╭─ Records provided

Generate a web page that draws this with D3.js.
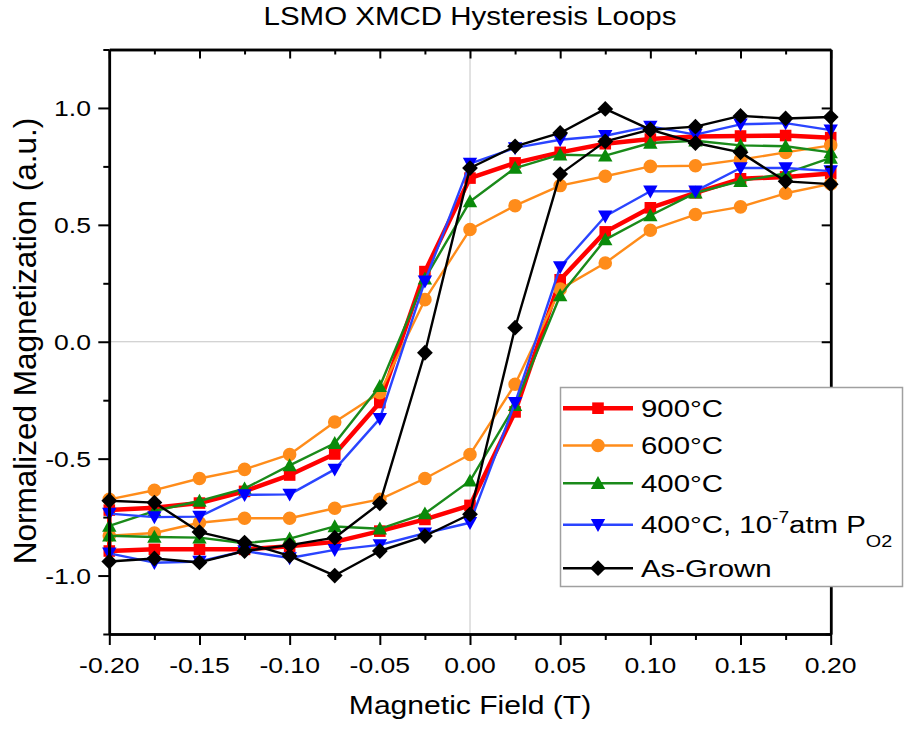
<!DOCTYPE html>
<html>
<head>
<meta charset="utf-8">
<script src="https://cdn.jsdelivr.net/npm/d3@7/dist/d3.min.js"></script>
<style>
  html, body { margin: 0; padding: 0; background: #fff; }
  svg { display: block; }
  text { font-family: Arial, "Liberation Sans", sans-serif; fill: #000; }
</style>
</head>
<body>
<svg id="chart" width="904" height="730"></svg>
<script>
// ---------------- DATA ----------------
const fieldValues = [-0.2, -0.175, -0.15, -0.125, -0.1, -0.075, -0.05, -0.025, 0,
                     0.025, 0.05, 0.075, 0.1, 0.125, 0.15, 0.175, 0.2];

// Each series: branch switching at negative field ("down") and at positive field ("up"),
// both listed in order of increasing field.
const s900Down = [-0.72, -0.71, -0.69, -0.64, -0.57, -0.48, -0.26, 0.30, 0.70, 0.765, 0.81, 0.847, 0.867, 0.878, 0.88, 0.882, 0.873];
const s900Up   = [-0.895, -0.888, -0.888, -0.888, -0.875, -0.856, -0.81, -0.76, -0.70, -0.30, 0.265, 0.47, 0.573, 0.637, 0.697, 0.705, 0.72];

const s600Down = [-0.674, -0.635, -0.585, -0.546, -0.482, -0.343, -0.218, 0.18, 0.48, 0.582, 0.668, 0.708, 0.75, 0.753, 0.779, 0.81, 0.84];
const s600Up   = [-0.83, -0.818, -0.774, -0.755, -0.755, -0.712, -0.674, -0.585, -0.482, -0.182, 0.225, 0.337, 0.477, 0.544, 0.577, 0.635, 0.675];

const s400Down = [-0.788, -0.724, -0.681, -0.628, -0.529, -0.434, -0.19, 0.27, 0.60, 0.743, 0.80, 0.796, 0.85, 0.86, 0.84, 0.836, 0.81];
const s400Up   = [-0.83, -0.835, -0.838, -0.862, -0.842, -0.79, -0.80, -0.735, -0.595, -0.272, 0.198, 0.437, 0.54, 0.637, 0.687, 0.72, 0.786];

const s400PDown = [-0.735, -0.75, -0.748, -0.655, -0.653, -0.546, -0.329, 0.259, 0.762, 0.829, 0.864, 0.881, 0.921, 0.886, 0.93, 0.935, 0.905];
const s400PUp   = [-0.905, -0.945, -0.94, -0.895, -0.925, -0.89, -0.869, -0.819, -0.774, -0.261, 0.32, 0.537, 0.644, 0.644, 0.743, 0.743, 0.73];

const sAGDown = [-0.94, -0.927, -0.944, -0.895, -0.87, -0.838, -0.691, -0.047, 0.743, 0.836, 0.893, 0.996, 0.907, 0.85, 0.81, 0.686, 0.674];
const sAGUp   = [-0.68, -0.688, -0.814, -0.859, -0.916, -1.0, -0.895, -0.831, -0.738, 0.06, 0.717, 0.857, 0.907, 0.92, 0.966, 0.955, 0.961];

const seriesLabels = ["900°C", "600°C", "400°C", "400°C, 10-7atm PO2", "As-Grown"];

const xTickValues = [-0.2, -0.15, -0.1, -0.05, 0, 0.05, 0.1, 0.15, 0.2];
const xTickLabels = ["-0.20", "-0.15", "-0.10", "-0.05", "0.00", "0.05", "0.10", "0.15", "0.20"];
const xMinorTicks = [-0.175, -0.125, -0.075, -0.025, 0.025, 0.075, 0.125, 0.175];
const yTickValues = [-1.0, -0.5, 0.0, 0.5, 1.0];
const yTickLabels = ["-1.0", "-0.5", "0.0", "0.5", "1.0"];
const yMinorTicks = [-1.25, -0.75, -0.25, 0.25, 0.75, 1.25];

// ---------------- STYLE ----------------
const colors  = ["#ff0000", "#ff8c1a", "#0a8a0a", "#0000ff", "#000000"];
const lineCol = ["#ff0000", "#ff8c1a", "#1a8a1a", "#2a44ff", "#000000"];
const lineW   = [4.5, 2.4, 2.4, 2.4, 2.4];
const STRETCH = 1.18;

// custom marker shapes (size = half-extent in px)
const shapeSquare = { draw(c, r) { c.rect(-r, -r, 2 * r, 2 * r); } };
const shapeCircle = { draw(c, r) { c.moveTo(r, 0); c.arc(0, 0, r, 0, 2 * Math.PI); } };
const shapeTriUp = { draw(c, r) { c.moveTo(0, -r); c.lineTo(r, r * 0.8); c.lineTo(-r, r * 0.8); c.closePath(); } };
const shapeTriDown = { draw(c, r) { c.moveTo(0, r); c.lineTo(r, -r * 0.8); c.lineTo(-r, -r * 0.8); c.closePath(); } };
const shapeDiamond = { draw(c, r) { c.moveTo(0, -r); c.lineTo(r, 0); c.lineTo(0, r); c.lineTo(-r, 0); c.closePath(); } };
const shapes = [shapeSquare, shapeCircle, shapeTriUp, shapeTriDown, shapeDiamond];
const shapeSizes = [5.8, 6.8, 7.2, 7.2, 7.9];

const downs = [s900Down, s600Down, s400Down, s400PDown, sAGDown];
const ups   = [s900Up, s600Up, s400Up, s400PUp, sAGUp];

const series = seriesLabels.map((name, i) => {
  const down = fieldValues.map((f, k) => [f, downs[i][k]]).reverse();
  const up = fieldValues.map((f, k) => [f, ups[i][k]]);
  return { name, i, pts: down.concat(up) };
});

// ---------------- CHART ----------------
const svg = d3.select("#chart");
const x = d3.scaleLinear().domain([-0.2, 0.2]).range([109.3, 830.7]);
const y = d3.scaleLinear().domain([-1.25, 1.25]).range([634, 49.5]);

// zero lines
svg.append("line").attr("x1", x(0)).attr("x2", x(0)).attr("y1", y(1.25)).attr("y2", y(-1.25))
  .attr("stroke", "#c4c4c4").attr("stroke-width", 1);
svg.append("line").attr("x1", x(-0.2)).attr("x2", x(0.2)).attr("y1", y(0)).attr("y2", y(0))
  .attr("stroke", "#c4c4c4").attr("stroke-width", 1);

// series
const line = d3.line().x(d => x(d[0])).y(d => y(d[1]));
series.forEach(s => {
  const g = svg.append("g");
  g.append("path").attr("d", line(s.pts)).attr("fill", "none")
    .attr("stroke", lineCol[s.i]).attr("stroke-width", lineW[s.i]).attr("stroke-linejoin", "round");
  const sym = d3.symbol().type(shapes[s.i]).size(shapeSizes[s.i]);
  g.selectAll("path.m").data(s.pts).join("path").attr("class", "m")
    .attr("d", sym)
    .attr("transform", d => `translate(${x(d[0])},${y(d[1])})`)
    .attr("fill", colors[s.i]);
});

// axes
function styleAxis(g) {
  g.select(".domain").attr("stroke", "#000").attr("stroke-width", 2.5);
  g.selectAll(".tick line").attr("stroke", "#000").attr("stroke-width", 2);
}
svg.append("g").attr("transform", `translate(0,${y(-1.25)})`)
  .call(d3.axisBottom(x).tickValues(xTickValues).tickSize(11).tickSizeOuter(0).tickFormat("")).call(styleAxis);
svg.append("g").attr("transform", `translate(0,${y(-1.25)})`)
  .call(d3.axisBottom(x).tickValues(xMinorTicks).tickSize(6).tickSizeOuter(0).tickFormat("")).call(styleAxis);
svg.append("g").attr("transform", `translate(0,${y(1.25)})`)
  .call(d3.axisTop(x).tickValues(xTickValues).tickSize(-9).tickSizeOuter(0).tickFormat("")).call(styleAxis);
svg.append("g").attr("transform", `translate(0,${y(1.25)})`)
  .call(d3.axisTop(x).tickValues(xMinorTicks).tickSize(-5).tickSizeOuter(0).tickFormat("")).call(styleAxis);
svg.append("g").attr("transform", `translate(${x(-0.2)},0)`)
  .call(d3.axisLeft(y).tickValues(yTickValues).tickSize(11).tickSizeOuter(0).tickFormat("")).call(styleAxis);
svg.append("g").attr("transform", `translate(${x(-0.2)},0)`)
  .call(d3.axisLeft(y).tickValues(yMinorTicks).tickSize(6).tickSizeOuter(0).tickFormat("")).call(styleAxis);
svg.append("g").attr("transform", `translate(${x(0.2)},0)`)
  .call(d3.axisRight(y).tickValues(yTickValues).tickSize(-9).tickSizeOuter(0).tickFormat("")).call(styleAxis);
svg.append("g").attr("transform", `translate(${x(0.2)},0)`)
  .call(d3.axisRight(y).tickValues(yMinorTicks).tickSize(-5).tickSizeOuter(0).tickFormat("")).call(styleAxis);

// tick labels
svg.append("g").selectAll("text").data(xTickValues).join("text")
  .attr("transform", d => `translate(${x(d)},673) scale(${STRETCH},1)`)
  .attr("text-anchor", "middle").attr("font-size", 22.5)
  .text((d, k) => xTickLabels[k]);
svg.append("g").selectAll("text").data(yTickValues).join("text")
  .attr("transform", d => `translate(91,${y(d) + 8}) scale(${STRETCH},1)`)
  .attr("text-anchor", "end").attr("font-size", 22.5)
  .text((d, k) => yTickLabels[k]);

// titles
svg.append("text").attr("transform", `translate(470,25) scale(${STRETCH},1)`)
  .attr("text-anchor", "middle").attr("font-size", 25).text("LSMO XMCD Hysteresis Loops");
svg.append("text").attr("transform", `translate(470,714) scale(${STRETCH},1)`)
  .attr("text-anchor", "middle").attr("font-size", 25.5).text("Magnetic Field (T)");
svg.append("text").attr("transform", `translate(36,341) rotate(-90)`)
  .attr("text-anchor", "middle").attr("font-size", 31.5).text("Normalized Magnetization (a.u.)");

// legend
const lg = svg.append("g");
lg.append("rect").attr("x", 560.5).attr("y", 387.5).attr("width", 342).attr("height", 199)
  .attr("fill", "#fff").attr("stroke", "#a0a0a0").attr("stroke-width", 1.5);
const rowBase = [416.7, 454, 491.7, 533.3, 576.7];
series.forEach(s => {
  const yb = rowBase[s.i];
  const ym = yb - 8.5;
  lg.append("line").attr("x1", 563).attr("x2", 633).attr("y1", ym).attr("y2", ym)
    .attr("stroke", lineCol[s.i]).attr("stroke-width", lineW[s.i]);
  lg.append("path").attr("d", d3.symbol().type(shapes[s.i]).size(shapeSizes[s.i])())
    .attr("transform", `translate(598,${ym})`).attr("fill", colors[s.i]);
  const t = lg.append("text").attr("transform", `translate(641,${yb}) scale(1.2,1)`)
    .attr("font-size", 24.5);
  if (s.i === 3) {
    t.append("tspan").text("400°C, 10");
    t.append("tspan").attr("font-size", 16).attr("dy", -10).text("-7");
    t.append("tspan").attr("dy", 10).text("atm P");
    t.append("tspan").attr("font-size", 16.5).attr("dy", 14).text("O2");
  } else {
    t.text(s.name);
  }
});
</script>
</body>
</html>
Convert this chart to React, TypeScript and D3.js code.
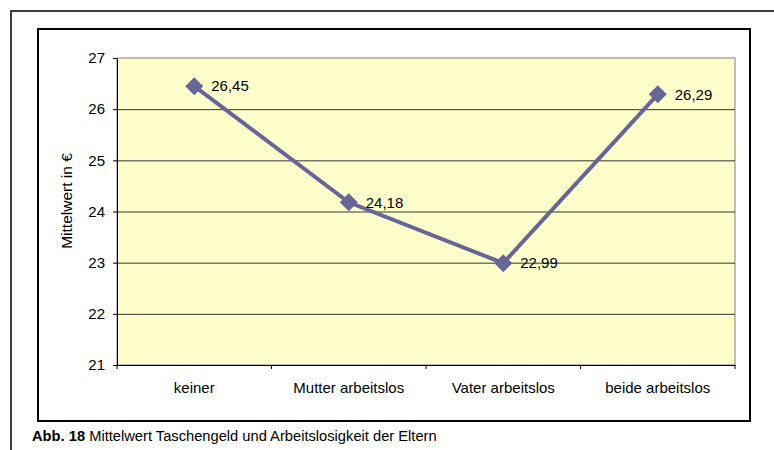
import { useEffect, useRef } from "react";
import * as d3 from "d3";

const categories = ["keiner", "Mutter arbeitslos", "Vater arbeitslos", "beide arbeitslos"];
const values = [26.45, 24.18, 22.99, 26.29];
const yTicks = [21, 22, 23, 24, 25, 26, 27];

export default function App() {
    const svgRef = useRef<SVGSVGElement | null>(null);

    useEffect(() => {
        const svgEl = svgRef.current;
        if (!svgEl) return;
        const svg = d3.select(svgEl);
        svg.selectAll("*").remove();

        const font = "'Liberation Sans', Arial, sans-serif";
        const fs = 15;
        const plot = { left: 117, top: 58, right: 735, bottom: 365 };

        // outer frame
        svg.append("rect")
            .attr("x", 11).attr("y", 11).attr("width", 800).attr("height", 500)
            .attr("fill", "#fff").attr("stroke", "#000").attr("stroke-width", 1.5);

        // chart box
        svg.append("rect")
            .attr("x", 38).attr("y", 29).attr("width", 712).attr("height", 392)
            .attr("fill", "#fff").attr("stroke", "#000").attr("stroke-width", 2);

        const x = d3.scaleBand<string>()
            .domain(categories)
            .range([plot.left, plot.right]);

        const y = d3.scaleLinear()
            .domain([21, 27])
            .range([plot.bottom, plot.top]);

        // plot area
        svg.append("rect")
            .attr("x", plot.left).attr("y", plot.top)
            .attr("width", plot.right - plot.left).attr("height", plot.bottom - plot.top)
            .attr("fill", "#ffffcc").attr("stroke", "#808080").attr("stroke-width", 1);

        // gridlines
        svg.append("g")
            .selectAll("line")
            .data(yTicks.slice(1, -1))
            .join("line")
            .attr("x1", plot.left).attr("x2", plot.right)
            .attr("y1", (d) => y(d) + 0.5).attr("y2", (d) => y(d) + 0.5)
            .attr("stroke", "#333").attr("stroke-width", 1);

        // Y axis
        const yAxis = svg.append("g")
            .attr("transform", `translate(${plot.left},0)`)
            .call(d3.axisLeft(y).tickValues(yTicks).tickFormat(d3.format("d")).tickSize(4).tickPadding(8).tickSizeOuter(0));
        yAxis.select(".domain").attr("stroke", "#000");
        yAxis.selectAll("line").attr("stroke", "#000");
        yAxis.selectAll("text")
            .attr("font-family", font).attr("font-size", fs).attr("fill", "#000");

        // X axis
        const xAxis = svg.append("g")
            .attr("transform", `translate(0,${plot.bottom})`)
            .call(d3.axisBottom(x).tickSize(0).tickPadding(17));
        xAxis.select(".domain").attr("stroke", "#000");
        xAxis.selectAll("text")
            .attr("font-family", font).attr("font-size", fs).attr("fill", "#000");
        xAxis.append("g")
            .selectAll("line")
            .data(categories)
            .join("line")
            .attr("x1", (d) => (x(d) ?? 0) + x.bandwidth())
            .attr("x2", (d) => (x(d) ?? 0) + x.bandwidth())
            .attr("y1", 0).attr("y2", 4)
            .attr("stroke", "#000");
        xAxis.append("line")
            .attr("x1", plot.left).attr("x2", plot.left)
            .attr("y1", 0).attr("y2", 4).attr("stroke", "#000");

        // axis title
        svg.append("text")
            .attr("transform", `translate(72,201) rotate(-90)`)
            .attr("text-anchor", "middle")
            .attr("font-family", font).attr("font-size", 15.5)
            .text("Mittelwert in €");

        const cx = (i: number) => (x(categories[i]) ?? 0) + x.bandwidth() / 2;

        const line = d3.line<number>()
            .x((d, i) => cx(i))
            .y((d) => y(d));

        svg.append("path")
            .datum(values)
            .attr("fill", "none")
            .attr("stroke", "#666699")
            .attr("stroke-width", 4)
            .attr("d", line);

        svg.append("g")
            .selectAll("path")
            .data(values)
            .join("path")
            .attr("transform", (d, i) => `translate(${cx(i)},${y(d)})`)
            .attr("d", "M0,-9L9,0L0,9L-9,0Z")
            .attr("fill", "#666699");

        svg.append("g")
            .selectAll("text")
            .data(values)
            .join("text")
            .attr("x", (d, i) => cx(i) + 17)
            .attr("y", (d) => y(d))
            .attr("dy", "0.35em")
            .attr("font-family", font).attr("font-size", fs)
            .text((d) => d.toFixed(2).replace(".", ","));

        // caption
        const cap = svg.append("text")
            .attr("x", 32).attr("y", 441)
            .attr("font-family", font).attr("font-size", 14.7);
        cap.append("tspan").attr("font-weight", "bold").text("Abb. 18");
        cap.append("tspan").text(" Mittelwert Taschengeld und Arbeitslosigkeit der Eltern");
    }, []);

    return (
        <svg
            ref={svgRef}
            width={774}
            height={450}
            style={{ position: "absolute", left: 0, top: 0, background: "#fff" }}
        />
    );
}
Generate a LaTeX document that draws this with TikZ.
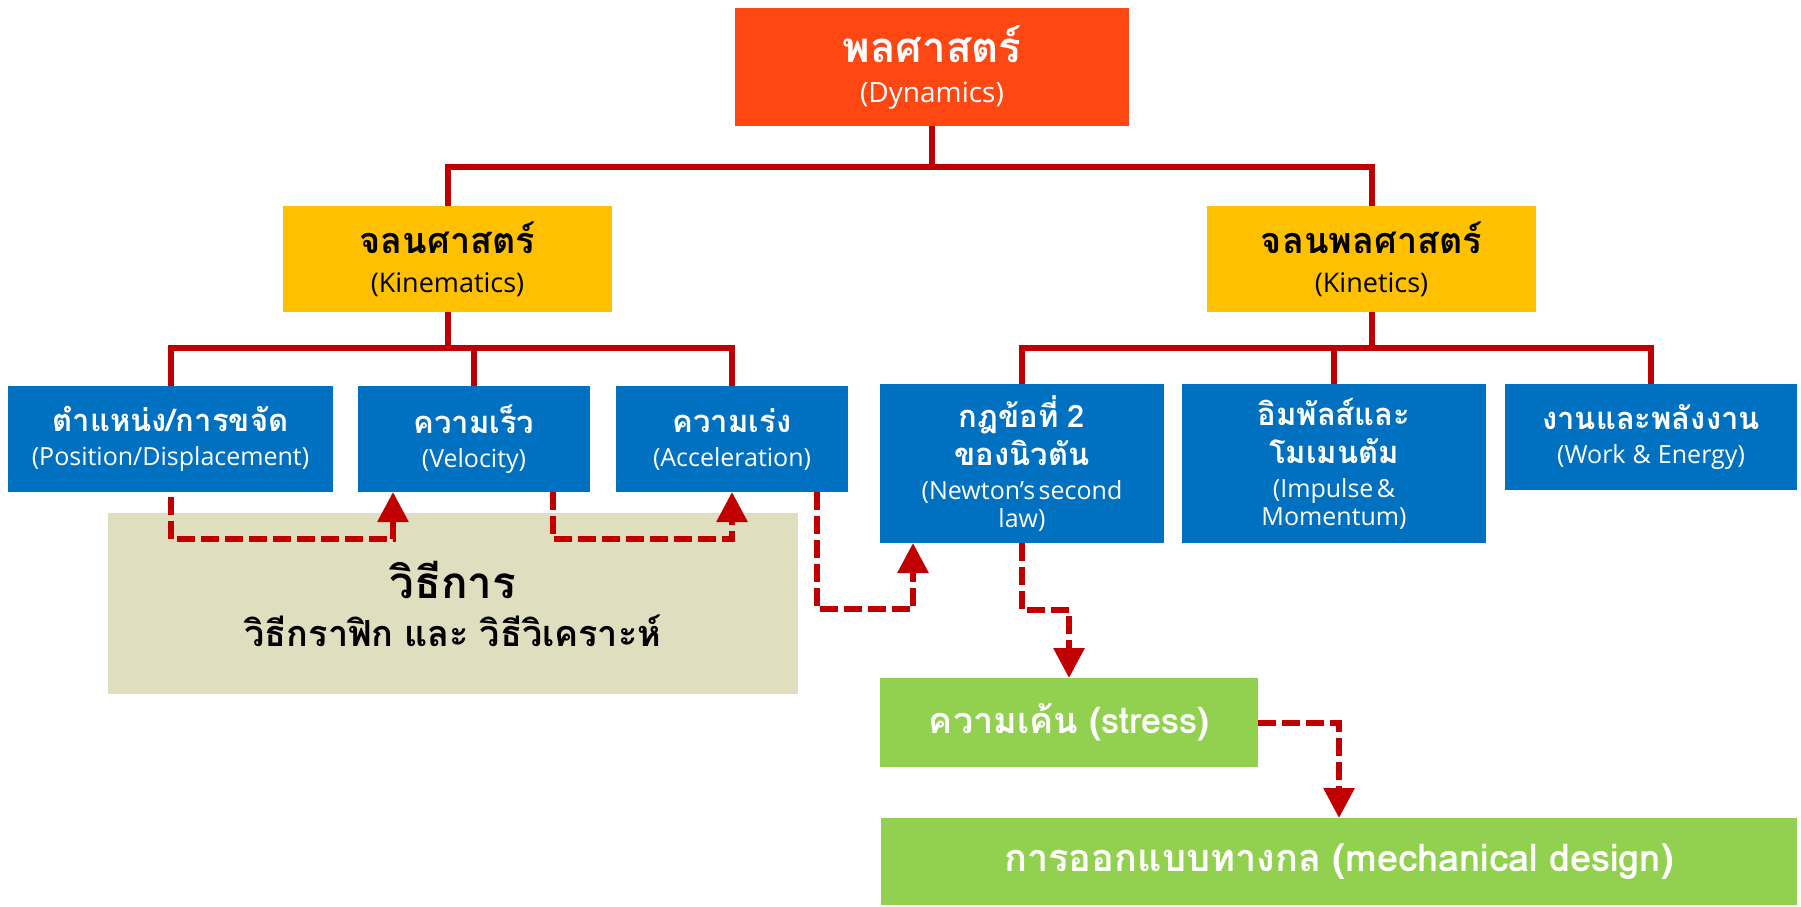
\documentclass[tikz,border=0pt]{standalone}
\usepackage{fontspec}
\setmainfont{Open Sans}
\newfontfamily\thaifont[Script=Thai]{Loma}
\usetikzlibrary{arrows.meta}
\definecolor{dynC}{HTML}{FF4713}
\definecolor{yelC}{HTML}{FFC000}
\definecolor{bluC}{HTML}{0070C0}
\definecolor{grnC}{HTML}{92D050}
\definecolor{begC}{HTML}{DFDFC0}
\definecolor{redC}{HTML}{C00000}
\newcommand\TT[2]{\thaifont\bfseries\fontsize{#1}{#2}\selectfont}
\newcommand\SB[2]{\normalfont\fontsize{#1}{#2}\selectfont}
\newcommand\tsp{\hspace{0.3em}}
\begin{document}
\begin{tikzpicture}[x=1pt,y=-1pt,
  boxs/.style={inner sep=0pt, outer sep=0pt, align=center, anchor=center},
  conn/.style={draw=redC, line width=6pt, line join=miter},
  dasharrow/.style={draw=redC, line width=6pt, dash pattern=on 18pt off 6pt,
     -{Triangle[length=30pt,width=30pt]}}
]
\useasboundingbox[fill=white] (0,0) rectangle (1801,906);

% top
\node[boxs, fill=dynC, text=white, minimum width=394pt, minimum height=118pt, text width=380pt] (dyn) at (932,67)
  {\TT{42}{46}พลศาสตร์\par\SB{28}{40}(Dynamics)\par};

% level 2
\node[boxs, fill=yelC, text=black, minimum width=329pt, minimum height=106pt, text width=320pt] (kin) at (447.5,259)
  {\TT{36}{40}จลนศาสตร์\par\SB{27}{39}(Kinematics)\par};
\node[boxs, fill=yelC, text=black, minimum width=329pt, minimum height=106pt, text width=320pt] (knt) at (1371.5,259)
  {\TT{36}{40}จลนพลศาสตร์\par\SB{27}{39}(Kinetics)\par};

% level 3 left
\node[boxs, fill=bluC, text=white, minimum width=325pt, minimum height=106pt, text width=320pt] (pos) at (170.5,439)
  {\TT{31}{36}ตำแหน่ง/การขจัด\par\SB{25}{34}(Position/Displacement)\par};
\node[boxs, fill=bluC, text=white, minimum width=232pt, minimum height=106pt, text width=226pt] (vel) at (474,439)
  {\TT{31}{36}ความเร็ว\par\SB{25}{34}(Velocity)\par};
\node[boxs, fill=bluC, text=white, minimum width=232pt, minimum height=106pt, text width=226pt] (acc) at (732,439)
  {\TT{31}{36}ความเร่ง\par\SB{25}{34}(Acceleration)\par};

% level 3 right
\node[boxs, fill=bluC, text=white, minimum width=284pt, minimum height=159pt, text width=276pt] (new) at (1022,463.5)
  {\TT{31}{38}กฎข้อที่\tsp 2\\ของนิวตัน\par\SB{25}{34}(Newton’s second\\[-6pt]law)\par};
\node[boxs, fill=bluC, text=white, minimum width=304pt, minimum height=159pt, text width=296pt] (imp) at (1334,463.5)
  {\TT{31}{38}อิมพัลส์และ\\โมเมนตัม\par\SB{25}{34}(Impulse \&\\[-6pt]Momentum)\par};
\node[boxs, fill=bluC, text=white, minimum width=292pt, minimum height=106pt, text width=286pt] (wrk) at (1651,437)
  {\TT{31}{36}งานและพลังงาน\par\SB{25}{34}(Work\hspace{0.15em} \&\hspace{0.15em} Energy)\par};

% methods
\node[boxs, fill=begC, text=black, minimum width=690pt, minimum height=181pt, text width=680pt] (met) at (453,603.5)
  {\TT{44}{48}วิธีการ\par\TT{36}{48}วิธีกราฟิก\tsp และ\tsp วิธีวิเคราะห์\par};

% green
\node[boxs, fill=grnC, text=white, minimum width=378pt, minimum height=89pt, text width=370pt] (str) at (1069,722.5)
  {\TT{36}{40}ความเค้น\tsp(stress)};
\node[boxs, fill=grnC, text=white, minimum width=916pt, minimum height=87pt, text width=900pt] (mec) at (1339,861.5)
  {\TT{38}{40}การออกแบบทางกล\tsp(mechanical\tsp design)};

% tree connectors
\coordinate (h1) at (0,167);
\coordinate (h2) at (0,348);
\draw[conn] (dyn.south) -- (dyn.south |- h1);
\draw[conn] (kin.north) -- (kin.north |- h1) -| (knt.north);
\draw[conn] (kin.south) -- (kin.south |- h2);
\draw[conn] (pos.north) -- (pos.north |- h2) -| (acc.north);
\draw[conn] (vel.north) -- (vel.north |- h2);
\draw[conn] (knt.south) -- (knt.south |- h2);
\draw[conn] (new.north) -- (new.north |- h2) -| (wrk.north);
\draw[conn] (imp.north) -- (imp.north |- h2);

% dashed arrows
\draw[dasharrow] ([yshift=-5pt]pos.south) -- ++(0,42) -| ([xshift=-81pt]vel.south);
\draw[dasharrow] ([xshift=79pt]vel.south) -- ++(0,47) -| (acc.south);
\draw[dasharrow] ([xshift=85pt]acc.south) -- ++(0,117) -| ([xshift=-109pt]new.south);
\draw[dasharrow] (new.south) -- ++(0,67) -| (str.north);
\draw[dasharrow] (str.east) -| (mec.north);
\end{tikzpicture}
\end{document}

╰─

Going through the lines above one by one, tally those with the word "that" and give only the total.

■ Correct response:
2